Open Research objectives

Making the outputs of research freely accessible.

Using open collaborative methods and tools to increase efficiency and widen participation in research.

Practices

Creating new tools or technologies to facilitate Open Research practices

Introduction

This project aims to provide open access to the linguistic information from two text corpora; the Google Books Ngram Corpus [1] and the Corpus of Historical American English [2].

Motivation

While working on this project, I realized that this was the first time that I encountered the situation where I needed to concern myself with purchasing costs as well as distribution licenses. Additionally, others are not as fortunate as I am, having the computational resources as I currently do.

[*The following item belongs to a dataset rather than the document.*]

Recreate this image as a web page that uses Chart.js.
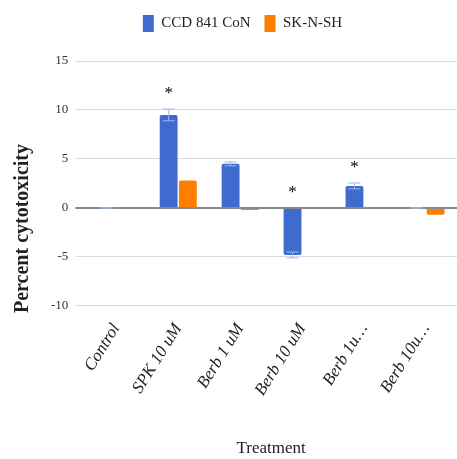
<!DOCTYPE html>
<html>
<head>
<meta charset="utf-8">
<script src="https://cdn.jsdelivr.net/npm/chart.js@4"></script>
<style>
  html, body { margin: 0; padding: 0; background: #fff; overflow: hidden; }
  #wrap { width: 457px; height: 459px; }
</style>
</head>
<body>
<div id="wrap"><canvas id="grafikon"></canvas></div>
<script>
const kezelesek = ["Control", "SPK 10 uM", "Berb 1 uM", "Berb 10 uM", "Berb 1u\u2026", "Berb 10u\u2026"];
const ccdErtekek = [0, 9.5, 4.5, -4.8, 2.25, 0];
const ccdHiba = [0, 0.6, 0.2, 0.3, 0.3, 0];
const sknshErtekek = [0, 2.8, -0.2, 0, 0, -0.7];
const csillagok = [false, true, false, true, true, false];
const yTickek = [-10, -5, 0, 5, 10, 15];
const yCim = "Percent cytotoxicity";

const kek = "#3f6bce";
const narancs = "#ff7d00";
const betu = "'Liberation Serif', 'DejaVu Serif', serif";

// hibasavok + csillagok a kek oszlopokra
const hibaPlugin = {
  id: "hibasav",
  afterDatasetsDraw(chart) {
    const ctx = chart.ctx;
    const meta = chart.getDatasetMeta(0);
    const y = chart.scales.y;
    ctx.save();
    meta.data.forEach((bar, i) => {
      const v = ccdErtekek[i];
      const e = ccdHiba[i];
      const y1 = y.getPixelForValue(v + e);
      const y2 = y.getPixelForValue(v - e);
      ctx.strokeStyle = "#9db8ee";
      ctx.lineWidth = 1;
      ctx.beginPath();
      ctx.moveTo(bar.x, y1); ctx.lineTo(bar.x, y2);
      ctx.moveTo(bar.x - 6, y1); ctx.lineTo(bar.x + 6, y1);
      ctx.moveTo(bar.x - 6, y2); ctx.lineTo(bar.x + 6, y2);
      ctx.stroke();
      if (csillagok[i]) {
        const felso = y.getPixelForValue(Math.max(v + e, 0));
        ctx.fillStyle = "#000";
        ctx.font = "17px " + betu;
        ctx.textAlign = "center";
        ctx.textBaseline = "middle";
        ctx.fillText("*", bar.x, felso - 15);
      }
    });
    ctx.restore();
  }
};

// jelmagyarazat: tobb hely alatta, kicsit jobbra tolva
const jelmagyarazatPlugin = {
  id: "jelmagyarazatHely",
  beforeInit(chart) {
    const fit = chart.legend.fit;
    chart.legend.fit = function () {
      fit.bind(chart.legend)();
      this.height += 19;
    };
  },
  afterLayout(chart) {
    chart.legend.left += 22;
  }
};

// y tengely cime a kep kozepere igazitva
const yCimPlugin = {
  id: "yCim",
  afterDraw(chart) {
    const ctx = chart.ctx;
    ctx.save();
    ctx.translate(23, chart.height / 2 - 1);
    ctx.rotate(-Math.PI / 2);
    ctx.fillStyle = "#222";
    ctx.font = "bold 20px " + betu;
    ctx.textAlign = "center";
    ctx.textBaseline = "middle";
    ctx.fillText(yCim, 0, 0);
    ctx.restore();
  }
};

new Chart(document.getElementById("grafikon"), {
  type: "bar",
  data: {
    labels: kezelesek,
    datasets: [
      { label: "CCD 841 CoN", data: ccdErtekek, backgroundColor: kek, borderRadius: 2 },
      { label: "SK-N-SH", data: sknshErtekek, backgroundColor: narancs, borderRadius: 2 }
    ]
  },
  options: {
    responsive: true,
    maintainAspectRatio: false,
    animation: false,
    datasets: { bar: { categoryPercentage: 0.62, barPercentage: 0.93 } },
    layout: { padding: { top: 1, right: 0, bottom: 0, left: 6 } },
    plugins: {
      tooltip: { enabled: false },
      legend: {
        position: "top",
        labels: {
          font: { family: betu, size: 15 },
          color: "#222",
          boxWidth: 11,
          boxHeight: 17,
          padding: 14
        }
      }
    },
    scales: {
      x: {
        grid: { display: false },
        border: { display: false },
        ticks: {
          minRotation: 58,
          maxRotation: 58,
          autoSkip: false,
          padding: 6,
          color: "#222",
          font: { family: betu, size: 17, style: "italic" }
        },
        title: {
          display: true,
          text: "Treatment",
          color: "#222",
          font: { family: betu, size: 17 },
          padding: { top: 33, bottom: 0 }
        }
      },
      y: {
        min: -10,
        max: 15,
        afterBuildTicks: (ax) => { ax.ticks = yTickek.map(v => ({ value: v })); },
        border: { display: false },
        grid: {
          drawTicks: true,
          tickLength: 10,
          color: (c) => c.tick && c.tick.value === 0 ? "#8a8a8a" : "#dcdcdc",
          lineWidth: (c) => c.tick && c.tick.value === 0 ? 2 : 1
        },
        ticks: {
          color: "#333",
          padding: 7,
          font: { family: betu, size: 13 }
        },
        title: {
          display: true,
          text: yCim,
          color: "rgba(0,0,0,0)",
          font: { family: betu, size: 20, weight: "bold" },
          padding: { bottom: 10 }
        }
      }
    }
  },
  plugins: [hibaPlugin, jelmagyarazatPlugin, yCimPlugin]
});
</script>
</body>
</html>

For this reason, I felt it was necessary to provide users the opportunity to access data that would otherwise be restricted.

Lessons learned

I clearly underestimated the effort needed to work with massive amounts of data. Several factors such as the choice of server, download bandwidth, etc. came into play. The current configuration took 2-3 months to finalize before we could even begin to work on this project.

Then came the issue of where to store the processed information from the corpora. Thankfully, there exists data repositories such as Zenodo that would allow us to store the huge datasets.

Finally, I would like to highlight a recent hackathon [6], where I participated in a team of 5. During the course of 9 days, our team came up with a tool called InnovAItor [7] that allows users to search and visualize the datasets mentioned above. It is still work in progress, but I was proud to be a part of the team and for the opportunity to work on this project.